本

『大事なことだけを考える技術』

ホンとの本

『大事なことだけを考える技術』
鷲田小彌太
ダイヤモンド社
\1470
2005.6

 さて、どう評すればよいものか。
 哲学の世界でもちょっと有名で、「大学教授になる方法」というよく売れた本の著者でもある。
 つまりは、ビジネス書でちょっと潤いのある教授であり、かなり過激な言明もしているようだ。こういう世界では、はきはきものを言ったほうが歓迎されるのであって、当たり障りのないことを言っていては、見向きもされない。そして、事実成功した人の声というのは、どんな内容であれ、一定の評価を受けることが許されている。だって実際成功したのだから、と。
 この本も、かなり過激な言い方がなされている部分が多い。
 自分の生活や経験から出された知恵であり、まさに、私のように成功したいなら真似をしてみることを勧める、といったふうである。
 ビジネスマンが一日で目を通すことができるというのも魅力である。つまり、長い時間をかけずして、人生の成功の知恵を戴くことができるという具合である。

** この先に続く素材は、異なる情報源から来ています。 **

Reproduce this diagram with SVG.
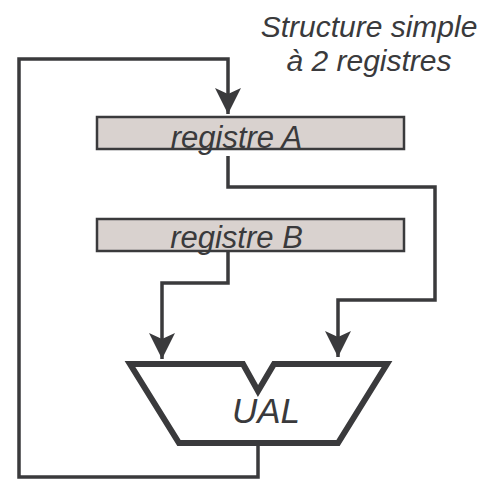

この辺りが、ビジネスマンの心をうまくくすぐっている。
 精神生活をあけすけに語っているのも、逆に買い手の安心を得ることになるのだろう。
 時に、こうした啓発書は、時代の傾向を映す鏡として、覗いてみる。妙に宗教色を帯びた著者のものにも最近触れたが、どうにもいただけなかった。この本もまた、一時期一定の販売数を得るだろうが、もしも深く読み込んだ人がいたら、却って害を受けるようなことはないか、と心配するような香りがした。